Friday, August 05, 2005

[Screen Singapore] Eating Air

Lim beh gar li kong, ji eh hi hor, sibei tok kong, mai kua si li gong ah!

That's the gist of most of the dialogue in this made-in-Singapore film, and it is the earnest dialogue that kept this film "real" and not cringeworthy if it had been polished English language skills used instead.

Following the chronicles of Ah Bengs, Ah Boy, our anti-hero protagonist played by Benjamin Heng, introduces to us his gang of arcade playing, motorcycle riding, and rooftop gathering friends. While street corner gangs are not as sophisticated as organised hoodlums, they too practice their own brand of honour. Petty fights are common, and so are motorcycle challenges. But when his best friend Ah Gu chances upon drugs and borrows from loan sharks, what will happen to their friendship, as the challenges that they face become more and more dangerous.

Romance is in contrast to the reality and ugliness of street gangs, With Ah Bengs, there surely is their Ah Lians hugging their torsos on bike rides (jiak hong in Hokkien, for joyrides). Alvina Toh plays Ah Girl, Ah Boy's main squeeze. The moments together are bittersweet, boy-meets-girl, falls in love, boy-loses-girl, punctuated with an excellent soundtrack done by local acts like the Boredphucks.
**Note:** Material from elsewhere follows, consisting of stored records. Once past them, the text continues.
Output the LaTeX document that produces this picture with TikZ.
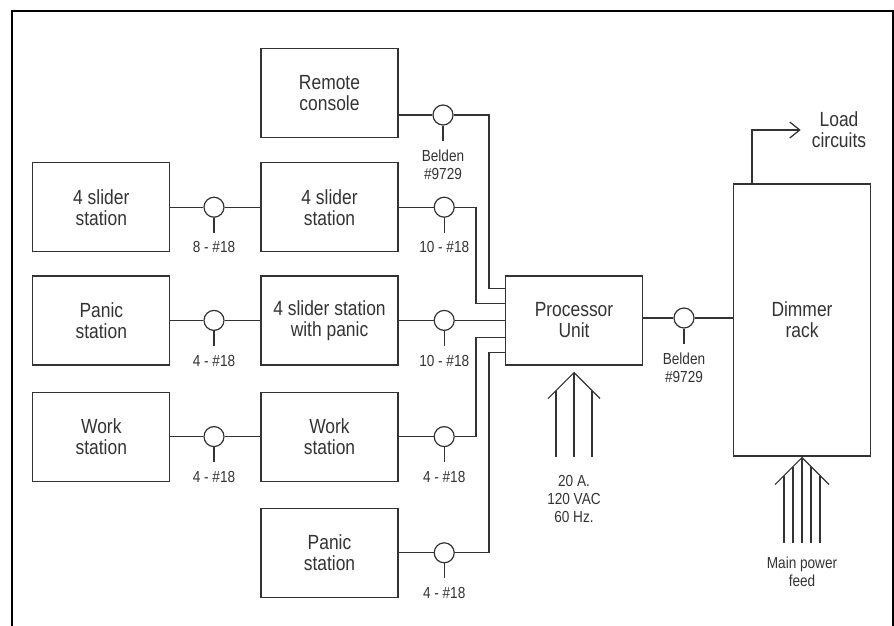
\documentclass[tikz,border=0pt]{standalone}
\usepackage{fontspec}
\setmainfont{Liberation Sans}[FakeStretch=0.85]
\usepackage{xcolor}
\usepackage{tikz}
\usetikzlibrary{arrows.meta,positioning,calc}
\definecolor{ink}{HTML}{333333}

\begin{document}
\begin{tikzpicture}[
				x=1pt, y=-1pt,
				box/.style={rectangle, draw=ink, line width=1.2pt, align=center, text=ink, minimum width=137pt, minimum height=89pt, font=\fontsize{20.5}{21}\selectfont},
				tap/.style={circle, draw=ink, fill=white, line width=1.2pt, minimum size=20pt, inner sep=0pt},
				tag/.style={inner sep=0pt, outer ysep=9pt, align=center, text=ink, font=\fontsize{16}{18.5}\selectfont},
				note/.style={inner sep=0pt, align=center, text=ink, font=\fontsize{16}{18}\selectfont},
				wire/.style={draw=ink, line width=1.2pt}
				]
				\useasboundingbox (0,0) rectangle (894,626);
				\draw [line width=2.5pt] (12,626) -- (12,11) -- (893,11) -- (893,626);
				
				\node (RC) [box] at (329.5,93) {Remote\\console};
				\node (S2) [box, below=24pt of RC] {4 slider\\station};
				\node (SP) [box, below=23pt of S2] {4 slider station\\with panic};
				\node (W2) [box, below=26pt of SP] {Work\\station};
				\node (P2) [box, below=26pt of W2] {Panic\\station};
				
				\node (S1) [box, left=90pt of S2] {4 slider\\station};
				\node (P1) [box, left=90pt of SP] {Panic\\station};
				\node (W1) [box, left=90pt of W2] {Work\\station};
				
				\node (PU) [box] at (574,320.5) {Processor\\Unit};
				\node (DR) [box, minimum height=272pt] at (802,320) {Dimmer\\rack};
				\node (LC) [note, inner xsep=11pt, font=\fontsize{20.5}{21}\selectfont] at (839,130) {Load\\circuits};
				
				% cable taps
				\node (tS1) [tap, right=33pt of S1] {};
				\node (tP1) [tap, right=33pt of P1] {};
				\node (tW1) [tap, right=33pt of W1] {};
				\node (tRC) [tap] at (443,115) {};
				\node (tS2) [tap, right=35pt of S2] {};
				\node (tSP) [tap, right=35pt of SP] {};
				\node (tW2) [tap, right=35pt of W2] {};
				\node (tP2) [tap, right=35pt of P2] {};
				\node (tPU) [tap] at (684,318) {};
				
				\node (lS1) [tag, below=15pt of tS1] {8 - \#18};
				\node (lP1) [tag, below=15pt of tP1] {4 - \#18};
				\node (lW1) [tag, below=15pt of tW1] {4 - \#18};
				\node (lRC) [tag, below=15pt of tRC] {Belden\\\#9729};
				\node (lS2) [tag, below=15pt of tS2] {10 - \#18};
				\node (lSP) [tag, below=15pt of tSP] {10 - \#18};
				\node (lW2) [tag, below=15pt of tW2] {4 - \#18};
				\node (lP2) [tag, below=15pt of tP2] {4 - \#18};
				\node (lPU) [tag, below=15pt of tPU] {Belden\\\#9729};
				
				\foreach \t in {S1,P1,W1,RC,S2,SP,W2,P2,PU}
				\draw [wire] (t\t.south) -- (l\t.north);
				
				% bus bends
				\coordinate (bo) at (489,0);
				\coordinate (bi) at (476,0);
				
				\draw [wire] (S1) -- (tS1) -- (S2);
				\draw [wire] (P1) -- (tP1) -- (SP);
				\draw [wire] (W1) -- (tW1) -- (W2);
				\draw [wire] (RC.east |- tRC) -- (tRC) -- (tRC -| bo) |- ([yshift=32pt]PU.west);
				\draw [wire] (S2) -- (tS2) -- (tS2 -| bi) |- ([yshift=17pt]PU.west);
				\draw [wire] (SP) -- (tSP) -- (SP -| PU.west);
				\draw [wire] (W2) -- (tW2) -- (tW2 -| bi) |- ([yshift=-17pt]PU.west);
				\draw [wire] (P2) -- (tP2) -- (tP2 -| bo) |- ([yshift=-32pt]PU.west);
				\draw [wire] (PU.east |- tPU) -- (tPU) -- (tPU -| DR.west);
				\draw [wire, -{Straight Barb[length=10pt, width=16pt]}] ([xshift=-50pt]DR.north) |- (LC.west);
				
				% power feeds
				\coordinate (ac) at ([yshift=-7pt]PU.south);
				\draw [wire] ($(ac)+(-26,26)$) -- (ac) -- ($(ac)+(26,26)$);
				\foreach \dx in {-18,0,18}
				\draw [wire] ($(ac)+(\dx,{abs(\dx)})$) -- ($(ac)+(\dx,84)$);
				\node (acn) [note, below=103pt of ac] {20 A.\\120 VAC\\60 Hz.};
				
				\coordinate (mf) at ([yshift=-1pt]DR.south);
				\draw [wire] ($(mf)+(-27,27)$) -- (mf) -- ($(mf)+(27,27)$);
				\foreach \dx in {-18,-9,0,9,18}
				\draw [wire] ($(mf)+(\dx,{abs(\dx)})$) -- ($(mf)+(\dx,85)$);
				\node (mfn) [note, below=99pt of mf] {Main power\\feed};
			\end{tikzpicture}
\end{document}
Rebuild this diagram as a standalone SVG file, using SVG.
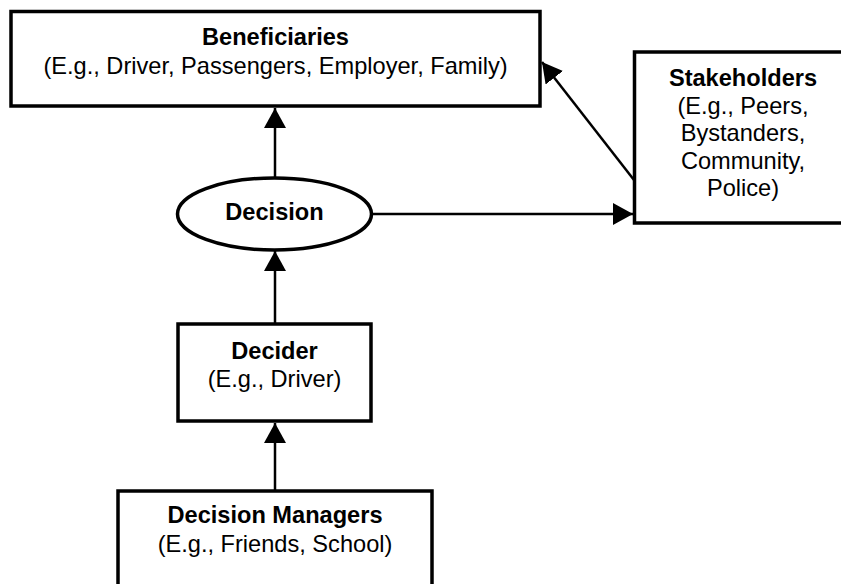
<svg xmlns="http://www.w3.org/2000/svg" width="841" height="584" viewBox="0 0 841 584">
<defs>
<style>
.box{fill:#fff;stroke:#000;stroke-width:3.5}
.t{font-family:"Liberation Sans",Arial,sans-serif;font-size:23.6px;fill:#000;text-anchor:middle}
.b{font-weight:bold}
.c{stroke:#000;stroke-width:2.5;fill:none}
</style>
<marker id="ah" markerUnits="userSpaceOnUse" markerWidth="21" markerHeight="22" refX="20" refY="11" orient="auto" viewBox="0 0 21 22">
<path d="M0,0 L20,11 L0,22 z" fill="#000"/>
</marker>
</defs>
<rect width="841" height="584" fill="#fff"/>
<g id="connectors">
<line class="c" x1="275" y1="178" x2="275" y2="108" marker-end="url(#ah)"/>
<line class="c" x1="275" y1="324" x2="275" y2="251" marker-end="url(#ah)"/>
<line class="c" x1="275" y1="491" x2="275" y2="423" marker-end="url(#ah)"/>
<line class="c" x1="372" y1="214" x2="633" y2="214" marker-end="url(#ah)"/>
<line class="c" x1="634" y1="180" x2="542" y2="62" marker-end="url(#ah)"/>
</g>
<g id="beneficiaries">
<rect class="box" x="11" y="11.5" width="529" height="94.5"/>
<text class="t b" x="275.5" y="45">Beneficiaries</text>
<text class="t" x="275.5" y="74">(E.g., Driver, Passengers, Employer, Family)</text>
</g>
<g id="stakeholders">
<rect class="box" x="634.5" y="52" width="212" height="171"/>
<text class="t b" x="743" y="86">Stakeholders</text>
<text class="t" x="743" y="113.5">(E.g., Peers,</text>
<text class="t" x="743" y="141">Bystanders,</text>
<text class="t" x="743" y="168.5">Community,</text>
<text class="t" x="743" y="196">Police)</text>
</g>
<g id="decision">
<ellipse class="box" cx="274.5" cy="214" rx="97" ry="36"/>
<text class="t b" x="274.5" y="220">Decision</text>
</g>
<g id="decider">
<rect class="box" x="178" y="324" width="193" height="97"/>
<text class="t b" x="274.5" y="359">Decider</text>
<text class="t" x="274.5" y="387">(E.g., Driver)</text>
</g>
<g id="decision-managers">
<rect class="box" x="118" y="491" width="314" height="100"/>
<text class="t b" x="275" y="523">Decision Managers</text>
<text class="t" x="275" y="552">(E.g., Friends, School)</text>
</g>
</svg>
It's back to the old days where mobile phones are not as prevalent, and calls are made to each other using early technology like pagers and voice messages, which was nostalgic (brought back some memories lah).

Heng brought life to Ah Boy, with his crazy kung-fu imagination (think Ally McBeal style), as he evolves from an aimless wanderer, to crazed street kid with a huge dose of "yi qi"/honour. Toh too plays her role convincingly, as a schoolgirl seduced by Ah Boy's carefree ways, to becoming someone with inner strength.

This film manages to gel its subplots together, adding much to its depth. While its protagonists are street gangsters, it makes no attempt to glorify nor condone their actions, and therefore doesn't feel preachy on what's right or wrong.

Adding the comedic touch are Michelle Chong, in her heavy accented mandarin as a lao chio photocopy shop owner, and Mark Lee, veteran TV beng who plays, what else, a dua kang lao beng who pines after a mysterious lady (played by singer Kit Chan).

It's always a blast to see familiar locales, and more so in a Singapore film. Places recognizable are Lucky Plaza and Katong Shopping Centre, and of course, the CTE takes a substantial chunk of the narrative, the location where we start off, and end.

For some reason, I didn't catch this film when it was released in 1999. Perhaps it's because of the unfamiliarity with local productions, and now I kick myself for being a tad myopic back then, but glad to have caught it during Screen Singapore. Think I'm gonna have one heck of a fun time as Screen Singapore progresses.

Those interested in catching this film, there are 2 more screenings at The Arts House at the following times: 13 Aug 05 Sat 1630hrs, 19 Aug 05 Fri 2130hrs

Oi siao eh, ai kir kua hor! Mai zoh wa lau kui leh! Must go jiak hong ok?